My primary area of research is American Haredi (ultra-Orthodox Jewish) children’s and adolescent literature. I am interested in how the industry and market of Haredi children’s literature developed in the mid- to late-twentieth century, how the texts help socialize the child readers, and how trends in American Haredi children’s literature match or diverge from trends in mainstream American children’s literature and other religious children’s literature.

I’ve edited a collection of essays, Artifacts of Orthodox Jewish Childhoods: Personal and Critical Essays, published with Ben Yehuda Press in April 2022. The collection gathers essays from both academics and laypeople exploring artifacts of Orthodox childhoods including texts, toys, music, and more. I hope to produce more work in this vein to enable richer study of an understudied area of Jewish childhood studies.

I am under contract with Cambridge University Press’s Elements Series to write a book with the preliminary title The Development of American Haredi Children’s Literature. Each chapter of the book examines a twenty-year span, tracing the history of American Haredi children’s literature from the few titles in the 1960s, grassroots efforts of self-published Haredi authors in the 1970s, and the beginning of formal Haredi children’s publishing in the 1980s through its expansion in the late 20th century and early 21st century.

My first journal article, “‘I Can’t Go to the Public Library’: The Limited Sponsorscape of Haredi Children’s Literature,” is forthcoming from The Children’s Literature Association Quarterly. I am working on two additional essays, one about the publishing and reception history of the popular Ruach Ami series of historical fiction for teens, and another on the portrayal of Israel over the seven-decade run of the Olomeinu / Our World Orthodox children’s magazine.

In addition to traditionally-published writing, I am working on a digital finding aid for Haredi children’s literature. My goal for this finding aid is to enable richer study of the topic by a wider array of scholars. No such book list currently exists, and tracking down texts in various libraries has proven a difficult task in my own work, one which I hope to ease for others. Many titles are held by the Widener Library at Harvard University, whose generous help – particularly Vardit Samuels and Elizabeth Vernon of the Judaica Division – is invaluable to my work.

Future Research

There are so many threads to pull and paths to take in the study of American Haredi children’s literature. I have lists and lists of potential projects, and every time I speak with friends and colleagues about this work, they like to torture me by suggesting ever more possible areas of exploration. My hope is that more scholars will join me in studying this corpus so that I can release some of the ideas, because there’s no way I can tackle all of this research in a singe lifetime. That said, I do have some projects nearer on the horizon than a vague “someday.”
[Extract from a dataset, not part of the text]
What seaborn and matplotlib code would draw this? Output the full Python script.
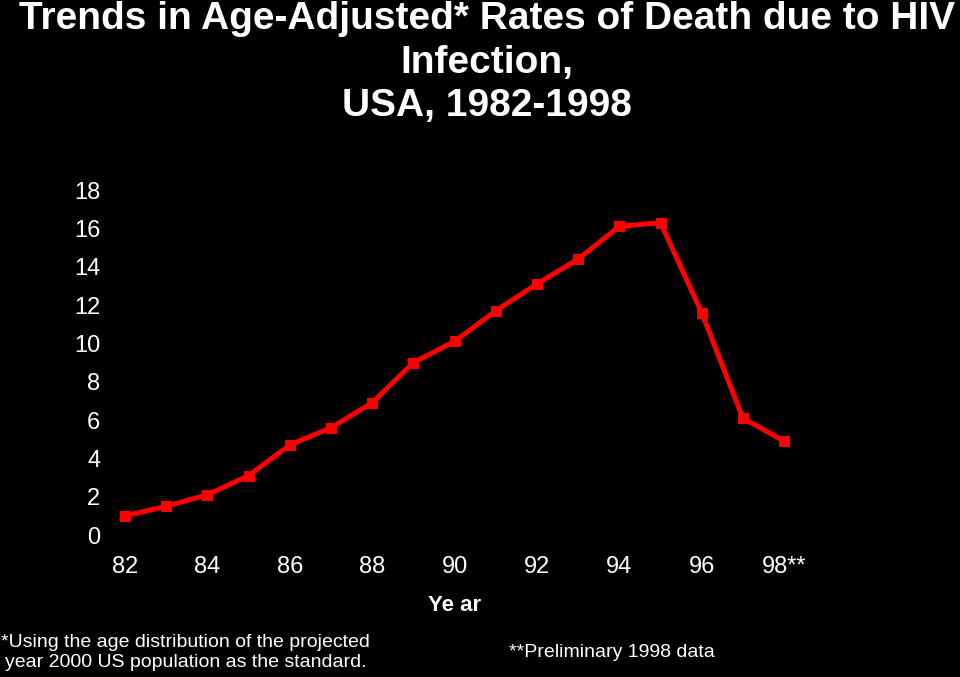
import matplotlib
matplotlib.use("Agg")
import matplotlib.pyplot as plt
import seaborn as sns
import pandas as pd

# Age-adjusted death rate due to HIV infection, per 100,000
years = list(range(82, 99))
rates = [1.0, 1.5, 2.1, 3.1, 4.7, 5.6, 6.9, 9.0, 10.1, 11.7,
         13.1, 14.4, 16.1, 16.3, 11.6, 6.1, 4.9]
tick_years = [82, 84, 86, 88, 90, 92, 94, 96, 98]
tick_labels = ["82", "84", "86", "88", "90", "92", "94", "96", "98**"]
y_ticks = [0, 2, 4, 6, 8, 10, 12, 14, 16, 18]

sns.set_style("dark")
plt.rcParams["font.family"] = ["Liberation Sans", "DejaVu Sans"]

df = pd.DataFrame({"year": years, "rate": rates})

fig = plt.figure(figsize=(9.6, 6.77), dpi=100, facecolor="black")
ax = fig.add_axes([0.1088, 0.2097, 0.7294, 0.5096])
ax.set_facecolor("black")

sns.lineplot(data=df, x="year", y="rate", ax=ax, color="#ff0000",
             linewidth=3.6, marker="s", markersize=7,
             markeredgecolor="#ff0000", clip_on=False)

ax.set_xlim(81.5, 98.5)
ax.set_ylim(0, 18)
ax.set_xticks(tick_years)
ax.set_xticklabels(tick_labels)
ax.set_yticks(y_ticks)
ax.grid(False)
for s in ax.spines.values():
    s.set_visible(False)
ax.tick_params(axis="both", colors="white", labelsize=17, length=0)
ax.tick_params(axis="x", pad=15)
ax.tick_params(axis="y", pad=3)
ax.set_ylabel("")
ax.set_xlabel("Ye ar", color="white", fontsize=16, fontweight="bold", labelpad=12)

fig.text(0.507, 0.998, "Trends in Age-Adjusted* Rates of Death due to HIV\nInfection,\nUSA, 1982-1998",
         ha="center", va="top", color="white", fontsize=28, fontweight="bold",
         linespacing=1.27)

fig.text(0.193, 0.036, "*Using the age distribution of the projected\nyear 2000 US population as the standard.",
         ha="center", va="center", color="white", fontsize=14, linespacing=1.25)
fig.text(0.6375, 0.036, "**Preliminary 1998 data", ha="center", va="center",
         color="white", fontsize=14)

fig.savefig("out.png", dpi=100, facecolor="black")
A book about American Haredi historical fiction. My plan for this book (which I will be writing as part of my postdoc in 2023-2024) is to tackle the various time periods that appear in American Haredi books for children and teens, with each chapter covering a different span of history. The underlying research question for this project is: How do these texts portray the places and time periods they discuss, and how might these depictions shape the child or teen reader’s sense of time and place?

A Digital Humanities project related to the book on historical fiction. My vision for this project is an interactive online map, where each place mentioned in the corpus of Haredi children’s historical fiction is tagged. Each tag will be accompanied with information about which book(s) mention the place, what time periods are associated with the place, what kinds of stories are associated with the place, and overall attitudes toward the place as evident in the books.

An online encyclopedia of knowledge based on the Olomeinu / Our World magazine. Using a variety of DH methods, this project will gather keywords of people, places, and concepts mentioned in the magazine’s 66-year run. Each keyword will get its own entry with a brief definition or explanation of the term; an expanded discussion of the term’s specific use and connotation in the magazine; and a “keywords in context” feature indicating the magazine issues which mention that term.

A book about the Olomeinu / Our World magazine. This children’s magazine is a fascinating corpus in and of itself. It lives on even after its last issue was published in 2011, because Artscroll-Mesorah Publications continues to publish collections of stories and comics from the magazine’s pages. There are so many aspects of the magazine to analyze, including how various time periods and places are represented; how the magazine encouraged and promoted its readers’ literacy in both English and Hebrew; how the magazine shifted over the years as American Haredism developed; and overall, how the magazine helped socialize generations of Orthodox Jewish children in America.

Various essays. The list above names some pretty large projects, each of which could take a few years to complete. Along the way, I also plan to write shorter pieces for publication in academic journals. Some possibilities include: 1) Haredi picture books and character education, with a focus on Artscroll’s Middos Book series; 2) Haredi borrowing of mainstream American stories like Encyclopedia Brown (appearing in Haredi children’s literature as Gemarakup Super Sleuth), The Babysitters Club (The B.Y. Times), and American Girls (Jewish Girls Around the World); 3) the use of Haredi children’s books in schools and community libraries; 4) the representation of gender in Haredi children’s literature; 5) the representation of interactions between Haredi Jews, non-Haredi Jews, and non-Jews.